Base Case: Show that the algorithm works for the smallest instance of the problem (usually when there is only one choice or a trivial solution).
Inductive Hypothesis: Assume that the algorithm works optimally for all instances of size $n$ or less.
Inductive Step: Show that if the algorithm works for instances of size $n$ , it also works for instances of size $n+1$ .

Example: Activity Selection Problem

Given a set of activities $S= {a_1, a_2, …, a_n }, each with a start time $s_i$ and a finish time $f_i$ , select the maximum number of non-overlapping activities.

Activities $a_i$ and $a_j$ are compatible if the intervals $[s_i,f_i)$ and $[s_j,f_j)$ do not overlap.

(): open intervals, do not include the number
[]: closed intervals, include the number

Assume the activities are sorted by their finish times $f_i$ :

f_1 \leq f_2 \leq ... \leq f_{n-1} \leq f(n)

Greedy Choice

Always select the activity that finishes first and then recursively select from the remaining activities that start after the current activity finishes.

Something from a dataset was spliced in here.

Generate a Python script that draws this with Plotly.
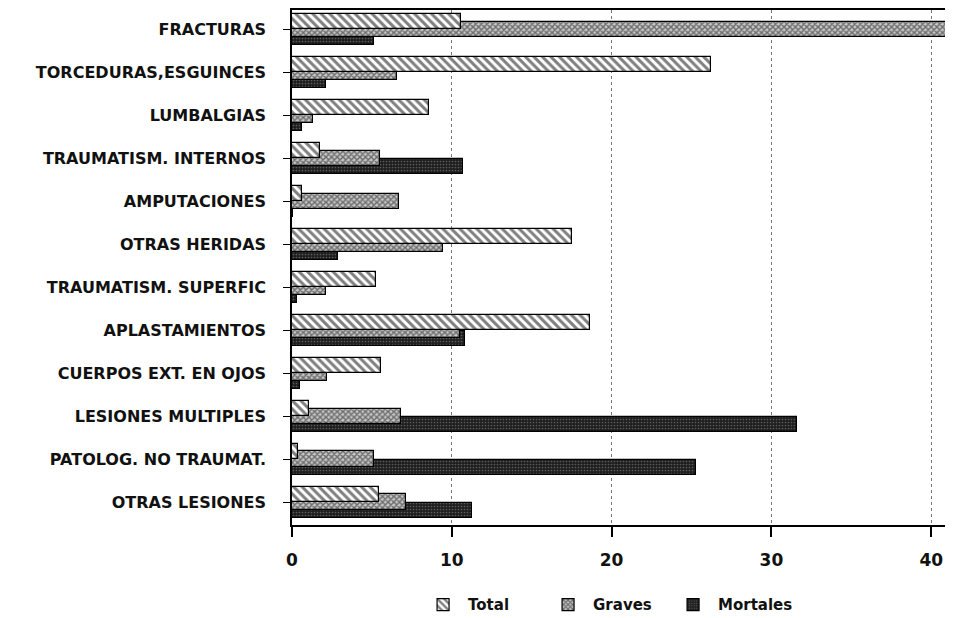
import plotly.graph_objects as go

categories = [
    "FRACTURAS",
    "TORCEDURAS,ESGUINCES",
    "LUMBALGIAS",
    "TRAUMATISM. INTERNOS",
    "AMPUTACIONES",
    "OTRAS HERIDAS",
    "TRAUMATISM. SUPERFIC",
    "APLASTAMIENTOS",
    "CUERPOS EXT. EN OJOS",
    "LESIONES MULTIPLES",
    "PATOLOG. NO TRAUMAT.",
    "OTRAS LESIONES",
]
total = [10.6, 26.2, 8.6, 1.75, 0.6, 17.5, 5.25, 18.65, 5.6, 1.05, 0.35, 5.45]
graves = [41.1, 6.6, 1.3, 5.5, 6.7, 9.45, 2.1, 10.5, 2.2, 6.8, 5.1, 7.15]
mortales = [5.1, 2.1, 0.6, 10.7, 0.05, 2.9, 0.3, 10.8, 0.5, 31.6, 25.3, 11.25]
x_ticks = [0, 10, 20, 30, 40]

FONT = "DejaVu Sans"
INK = "#111111"

fig = go.Figure()

fig.add_trace(go.Bar(
    name="Mortales", y=categories, x=mortales, orientation="h",
    offset=0.0, width=0.36, legendrank=3,
    marker=dict(color="#2a2a2a",
                line=dict(color="black", width=1.2),
                pattern=dict(shape=".", fgcolor="#9a9a9a", bgcolor="#1e1e1e",
                             size=3, solidity=0.25)),
))
fig.add_trace(go.Bar(
    name="Graves", y=categories, x=graves, orientation="h",
    offset=-0.19, width=0.35, legendrank=2,
    marker=dict(color="white",
                line=dict(color="black", width=1.2),
                pattern=dict(shape="x", fgcolor="#111111", bgcolor="#c8c8c8",
                             size=4, solidity=0.6)),
))
fig.add_trace(go.Bar(
    name="Total", y=categories, x=total, orientation="h",
    offset=-0.37, width=0.35, legendrank=1,
    marker=dict(color="white",
                line=dict(color="black", width=1.2),
                pattern=dict(shape="\\", fgcolor="black", bgcolor="white",
                             size=6, solidity=0.5)),
))

fig.update_layout(
    width=945, height=618,
    barmode="overlay",
    paper_bgcolor="white", plot_bgcolor="white",
    margin=dict(l=284, r=1, t=0, b=101),
    font=dict(family=FONT, color=INK, size=13),
    showlegend=True,
    legend=dict(orientation="h", x=0.191, y=-0.155, xanchor="left", yanchor="middle",
                font=dict(family=FONT, size=15, weight="bold", color=INK),
                traceorder="normal", entrywidth=70, itemwidth=40,
                bgcolor="rgba(0,0,0,0)"),
    bargap=0,
)

fig.update_xaxes(
    range=[0, 41.3], tickvals=x_ticks, ticktext=[str(v) for v in x_ticks],
    showgrid=True, gridcolor="#777777", griddash="dot", gridwidth=1,
    showline=True, linecolor="black", linewidth=1.5, mirror=True,
    ticks="outside", ticklen=10, tickwidth=1.5, tickcolor="black",
    tickfont=dict(family=FONT, size=17, weight="bold", color=INK),
    ticklabelstandoff=9, zeroline=False,
)
fig.update_yaxes(
    type="category", range=[11.52, -0.46],
    showgrid=False, showline=True, linecolor="black", linewidth=1.5,
    ticks="outside", ticklen=7, tickwidth=1.2, tickcolor="black",
    tickfont=dict(family=FONT, size=16, weight="bold", color=INK),
    ticklabelstandoff=14, zeroline=False,
)

fig.write_html("out.html")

Proof of Correctness Using Mathematical Induction

Base case
- If there is only one activity, the algorithm trivially selects it, which is obviously optimal. $A_1 = \{(s_1,f_1)\}$
- If there are no activities, the solution is also trivially optimal (selecting zero activities).
Inductive hypothesis
- Assume that for a set of $n$ activities, the greedy algorithm produces an optimal solution.
Inductive step
- For a set of $n+1$ activities $A = \{(s_1,f_1), (s_2,f_2),...,(s_{n+1},f_{n+1})\}$
- Select the activity $a_1 (s_1,f_1)$ with the earliest finish time
- Remove all activities that overlap with $a_1$ , resulting in a reduced problem with a set of $A'$ of non-overlapping activities.